Test your implementation on all test files you have. For that purpose, make test-codegen MODE=codegen-ssa runs your compiler on the whole test suite, while make test-smart MODE=codegen-ssa only runs it on tests from lab 5 (this is less thorough but faster).

Make sure no debug output (print\_dot...) is printed when options --debug, --graphs, --dom-graphs and --ssa-graphs are not given. In particular, we do not want any pdf file to be opened when we will use make test-codegen MODE=codegen-ssa on your delivered code.

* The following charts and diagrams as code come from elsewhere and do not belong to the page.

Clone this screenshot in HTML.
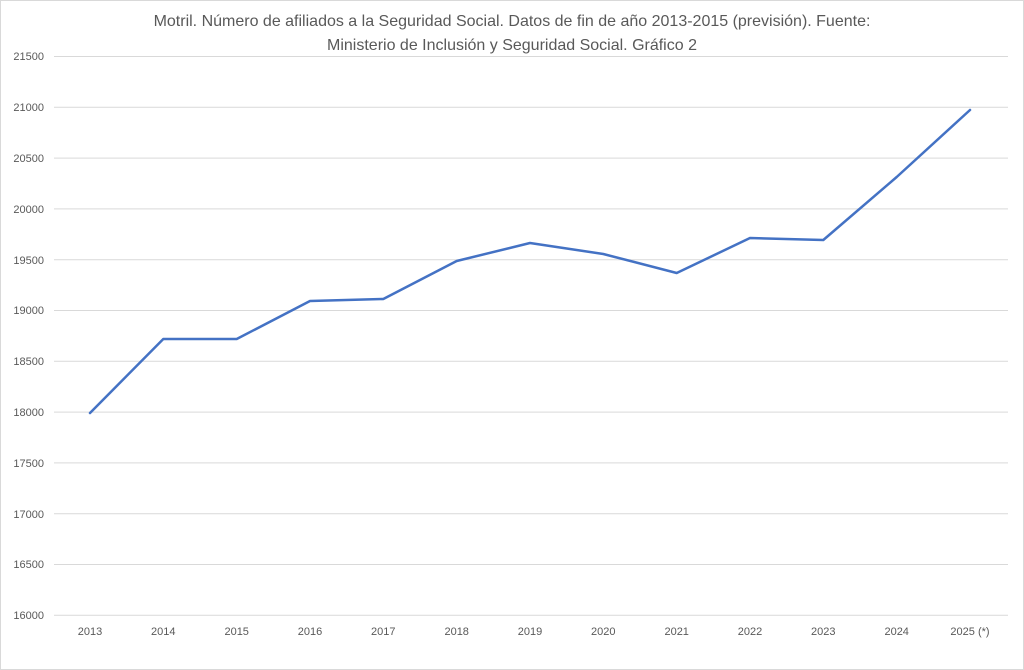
<!DOCTYPE html>
<html><head><meta charset="utf-8"><style>
body{margin:0;background:#fff;}
svg{display:block;font-family:"Liberation Sans",Arial,sans-serif;}
</style></head><body>
<svg width="1024" height="670" viewBox="0 0 1024 670">
<rect x="0.5" y="0.5" width="1023" height="669" fill="#fff" stroke="#d9d9d9"/>
<text x="512" y="26" text-anchor="middle" font-size="16" fill="#595959">Motril. Número de afiliados a la Seguridad Social. Datos de fin de año 2013-2015 (previsión). Fuente:</text>
<text x="512" y="50" text-anchor="middle" font-size="16" fill="#595959">Ministerio de Inclusión y Seguridad Social.  Gráfico 2</text>
<g stroke="#d9d9d9" stroke-width="1">
<line x1="54" x2="1008" y1="56.5" y2="56.5"/><line x1="54" x2="1008" y1="107.3" y2="107.3"/>
<line x1="54" x2="1008" y1="158.1" y2="158.1"/><line x1="54" x2="1008" y1="208.9" y2="208.9"/>
<line x1="54" x2="1008" y1="259.7" y2="259.7"/><line x1="54" x2="1008" y1="310.5" y2="310.5"/>
<line x1="54" x2="1008" y1="361.3" y2="361.3"/><line x1="54" x2="1008" y1="412.1" y2="412.1"/>
<line x1="54" x2="1008" y1="462.9" y2="462.9"/><line x1="54" x2="1008" y1="513.7" y2="513.7"/>
<line x1="54" x2="1008" y1="564.5" y2="564.5"/><line x1="54" x2="1008" y1="615.3" y2="615.3"/>
</g>
<g font-size="11" fill="#595959" text-anchor="end">
<text x="44" y="60">21500</text><text x="44" y="111">21000</text><text x="44" y="162">20500</text>
<text x="44" y="213">20000</text><text x="44" y="264">19500</text><text x="44" y="314">19000</text>
<text x="44" y="365">18500</text><text x="44" y="416">18000</text><text x="44" y="467">17500</text>
<text x="44" y="518">17000</text><text x="44" y="568">16500</text><text x="44" y="619">16000</text>
</g>
<g font-size="11" fill="#595959" text-anchor="middle">
<text x="90" y="635">2013</text><text x="163.3" y="635">2014</text><text x="236.7" y="635">2015</text>
<text x="310" y="635">2016</text><text x="383.3" y="635">2017</text><text x="456.7" y="635">2018</text>
<text x="530" y="635">2019</text><text x="603.3" y="635">2020</text><text x="676.7" y="635">2021</text>
<text x="750" y="635">2022</text><text x="823.3" y="635">2023</text><text x="896.7" y="635">2024</text>
<text x="970" y="635">2025 (*)</text>
</g>
<polyline fill="none" stroke="#4472c4" stroke-width="2.5" stroke-linejoin="round" stroke-linecap="round"
points="90,413 163.3,339 236.7,339 310,301 383.3,299 456.7,261 530,243 603.3,254 676.7,273 750,238 823.3,240 896.7,177 970,110"/>
</svg>
</body></html>
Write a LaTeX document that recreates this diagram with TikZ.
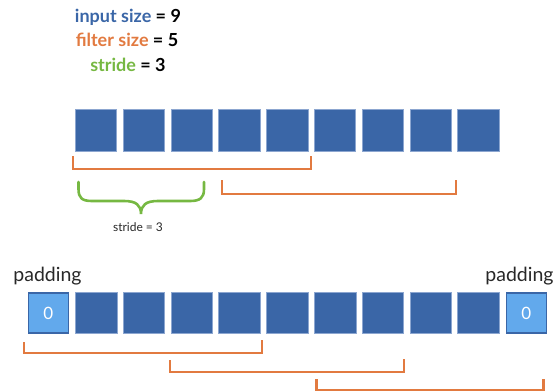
\documentclass[tikz,border=0pt]{standalone}
\usepackage{fontspec}
\setmainfont{Lato}
\definecolor{cellblue}{RGB}{58,102,167}
\definecolor{celledge}{RGB}{140,166,208}
\definecolor{padblue}{RGB}{98,169,236}
\definecolor{filterorange}{RGB}{226,122,64}
\definecolor{stridegreen}{RGB}{118,184,66}
\definecolor{labelgray}{RGB}{40,40,40}
\begin{document}
\begin{tikzpicture}[x=1pt,y=-1pt,
  cell/.style={draw=celledge,line width=0.7pt,fill=cellblue,minimum size=41.5pt,inner sep=0pt},
  padcell/.style={draw=cellblue,line width=1.6pt,fill=padblue,minimum size=40pt,inner sep=0pt,
    text=white,font=\fontsize{17}{19}\selectfont},
  window/.style={draw=filterorange,line width=2.2pt},
  headline/.style={anchor=base,font=\bfseries\fontsize{18}{20}\selectfont},
  padlabel/.style={anchor=base,text=labelgray,font=\fontsize{19.5}{22}\selectfont}]
\useasboundingbox (0,0) rectangle (555,391);

% parameter summary
\node[headline] (insize) at (128,22.5) {\textcolor{cellblue}{input size} = 9};
\node[headline] (fsize) at (127,46.5) {\textcolor{filterorange}{filter size} = 5};
\node[headline] (stride) at (128,71.5) {\textcolor{stridegreen}{stride} = 3};

% input without padding
\foreach \i in {0,...,8}
  \node[cell] (t\i) at (96+\i*47.8,130.5) {};

% filter windows over the plain input
\draw[window] (73,156) -- (73,169) -- (311,169) -- (311,156);
\draw[window] (222,180) -- (222,194) -- (456,194) -- (456,180);

% stride brace
\draw[stridegreen,line width=2.6pt,line cap=round]
  (78.5,182) -- (78.5,189) .. controls (78.5,198) and (82,201) .. (92,201)
  -- (124,201) .. controls (136,201) and (141,205) .. (141,214)
  .. controls (141,205) and (146,201) .. (158,201)
  -- (190,201) .. controls (200,201) and (204,198) .. (204,189) -- (204,182);
\node[anchor=base,text=labelgray,font=\fontsize{12}{14}\selectfont] (stridelbl) at (138,231) {stride = 3};

% padded input
\node[padcell] (b0) at (48.3,313) {0};
\foreach \i in {1,...,9}
  \node[cell] (b\i) at (48.3+\i*47.8,313) {};
\node[padcell] (b10) at (48.3+10*47.8,313) {0};

\node[padlabel] (padl) at (47.5,281) {padding};
\node[padlabel] (padr) at (519.5,281) {padding};

% filter windows over the padded input
\draw[window] (24,342) -- (24,353) -- (262,353) -- (262,340);
\draw[window] (170,360) -- (170,372) -- (404,372) -- (404,359);
\draw[window] (316.5,379) -- (316.5,390) -- (543.5,390) -- (543.5,379);
\end{tikzpicture}
\end{document}
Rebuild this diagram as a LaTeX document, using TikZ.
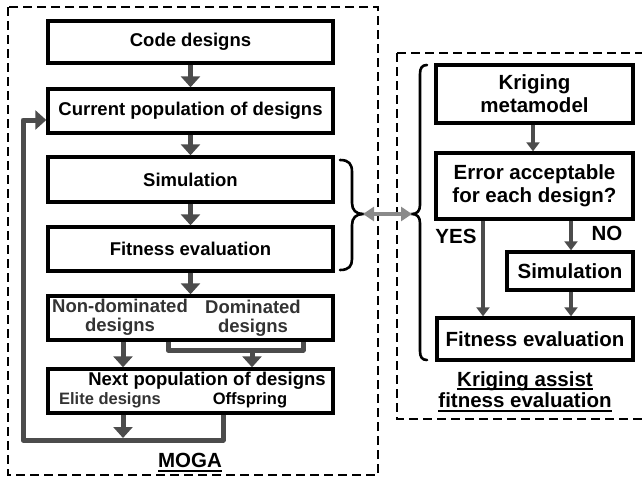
\documentclass[tikz,border=0pt]{standalone}
\usepackage{fontspec}
\setmainfont{Liberation Sans}
\usetikzlibrary{arrows.meta,backgrounds}
\definecolor{flow}{HTML}{4C4C4C}
\definecolor{link}{HTML}{8A8A8A}
\definecolor{shade}{HTML}{E0E0E0}
\definecolor{soft}{HTML}{333333}
\tikzset{
  box/.style={draw=black, line width=3.4pt, fill=white, inner sep=0pt, align=center},
  lefttxt/.style={font=\bfseries\fontsize{18.5}{19}\selectfont},
  smalltxt/.style={font=\bfseries\fontsize{16.5}{18}\selectfont},
  righttxt/.style={font=\bfseries\fontsize{20.5}{23}\selectfont},
  flowarrow/.style={draw=flow, line width=5pt, -{Triangle[width=19pt,length=11pt]}},
  flowline/.style={draw=flow, line width=5pt, line join=round},
  thinarrow/.style={draw=flow, line width=3.2pt, -{Triangle[width=13pt,length=9pt]}},
  frame/.style={draw=black, line width=2.6pt, dash pattern=on 9pt off 5pt},
  brace/.style={draw=black, line width=2.6pt, line cap=round},
  plain/.style={inner sep=0pt, align=center},
  rule/.style={draw=black, line width=2.2pt},
}
\begin{document}
\begin{tikzpicture}[x=1pt,y=-1pt]
\useasboundingbox (0,0) rectangle (642,480);

% dashed group frames
\draw[frame] (8,7) rectangle (378,475);
\draw[frame] (397,53) -- (680,53);
\draw[frame] (397,53) -- (397,419) -- (680,419);

% MOGA loop boxes
\node[box, lefttxt, minimum width=285pt, minimum height=42pt] (code) at (190.5,42) {Code designs};
\node[box, lefttxt, minimum width=285pt, minimum height=44pt] (cur) at (190.5,111) {Current population of designs};
\node[box, lefttxt, minimum width=285pt, minimum height=45pt] (sim) at (190.5,179.5) {Simulation};
\node[box, lefttxt, minimum width=285pt, minimum height=44pt] (fit) at (190.5,249) {Fitness evaluation};
\node[box, minimum width=285pt, minimum height=44pt] (dom) at (190.5,318) {};
\node[box, minimum width=285pt, minimum height=44pt] (next) at (190.5,391) {};

\begin{scope}[on background layer]
  \fill[shade] (49,297) rectangle (188,339);
  \fill[shade] (49,370) rectangle (176,412);
\end{scope}

\node[plain, lefttxt, text=soft] (nondomtxt) at (120,317) {Non-dominated\\designs};
\node[plain, lefttxt, text=soft] (domtxt) at (253,318) {Dominated\\designs};
\node[plain, lefttxt] (nexttxt) at (207,381) {Next population of designs};
\node[plain, smalltxt, text=soft] (elitetxt) at (110,400) {Elite designs};
\node[plain, smalltxt] (offtxt) at (250,400) {Offspring};

% flow between MOGA boxes
\draw[flowarrow] (code.south) -- (cur.north);
\draw[flowarrow] (cur.south) -- (sim.north);
\draw[flowarrow] (sim.south) -- (fit.north);
\draw[flowarrow] (fit.south) -- (dom.north);
\draw[flowarrow] (dom.south -| 123,0) -- (next.north -| 123,0);
\coordinate (bl) at (168,350);
\coordinate (br) at (303,350);
\draw[flowline] (dom.south -| bl) -- (bl) -- (br) -- (dom.south -| br);
\draw[flowarrow] (252,350) -- (next.north -| 252,0);
\coordinate (loopbot) at (23,440);
\coordinate (loopoff) at (223,440);
\draw[flowline, -{Triangle[width=19pt,length=11pt]}] (next.south -| loopoff) -- (loopoff) -- (loopbot) -- (23,120) -- (cur.west |- 0,120);
\draw[flowarrow] (next.south -| 123,0) -- (123,438);

\node[plain, righttxt, anchor=base] (moga) at (190,467) {MOGA};
\draw[rule] ([yshift=-4pt]moga.base west) -- ([yshift=-4pt]moga.base east);

% braces and the link between the two groups
\draw[brace] (340,160) .. controls (349,160) and (352,164) .. (352,172) -- (352,203)
  .. controls (352,210) and (356,214) .. (363,214)
  .. controls (356,214) and (352,218) .. (352,225) -- (352,259)
  .. controls (352,266) and (349,270) .. (340,270);
\draw[brace] (427,65) .. controls (422,65) and (420,68) .. (420,74) -- (420,205)
  .. controls (420,211) and (417,214) .. (412,214)
  .. controls (417,214) and (420,217) .. (420,223) -- (420,351)
  .. controls (420,357) and (422,360) .. (427,360);
\coordinate (lbrace) at (363,214);
\coordinate (rbrace) at (412,214);
\draw[draw=link, line width=3.5pt, {Triangle[width=14pt,length=11pt]}-{Triangle[width=14pt,length=11pt]}] (lbrace) -- (rbrace);

% Kriging assisted evaluation
\node[box, righttxt, minimum width=197pt, minimum height=58pt] (krig) at (534.5,94) {Kriging\\metamodel};
\node[box, righttxt, minimum width=197pt, minimum height=66pt] (err) at (534.5,186) {Error acceptable\\for each design?};
\node[box, righttxt, minimum width=126pt, minimum height=38pt] (rsim) at (570,271) {Simulation};
\node[box, righttxt, minimum width=196pt, minimum height=42pt] (rfit) at (535,339) {Fitness evaluation};

\draw[thinarrow] (krig.south -| 533,0) -- (err.north -| 533,0);
\draw[thinarrow] (err.south -| 483,0) -- (rfit.north -| 483,0);
\draw[thinarrow] (err.south -| 571,0) -- (rsim.north -| 571,0);
\draw[thinarrow] (rsim.south -| 571,0) -- (rfit.north -| 571,0);

\node[plain, righttxt] (yes) at (456,236) {YES};
\node[plain, righttxt] (no) at (607,233) {NO};
\node[plain, righttxt, anchor=base] (katop) at (525,386) {Kriging assist};
\node[plain, righttxt, anchor=base] (kabot) at (525,407) {fitness evaluation};
\draw[rule] ([yshift=-3pt]katop.base west) -- ([yshift=-3pt]katop.base east);
\draw[rule] ([yshift=-4pt]kabot.base west) -- ([yshift=-4pt]kabot.base east);
\end{tikzpicture}
\end{document}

Do not forget to check that your test suite has a good coverage of the files relevant to Lab 5. To see detailed information on coverage, open htmlcov/index.html in your web browser after a run of make test-codegen MODE=codegen-ssa.

### 5.4 Extensions

#### EXERCISE #6 ► Optimising swaps

Improve the algorithm of sequentialize\_moves to not use a supplementary register for cycles of size 1, as well as for cycles of size 2 between registers only.

# 5.5 Final delivery

We recall that your work is **personal** and code copy is **strictly forbidden**.

## EXERCISE #7 ► Archive

Labs 5a and 5b are due on the course's webpage on

https://etudes.ens-lyon.fr/

Python code and C test cases will be graded. Late deliveries will get a penalty of 1 point per hour. We will thoroughly check your code for plagiarism.

Type make tar to obtain the archive to send (change your name in the Makefile before!). Your archive must also contain tests (TESTS!) and a (minimal) README-SSA.md with your name, the functionality of the code, how to use it, your design choices if any, any extension you implemented, and known bugs you could not solve.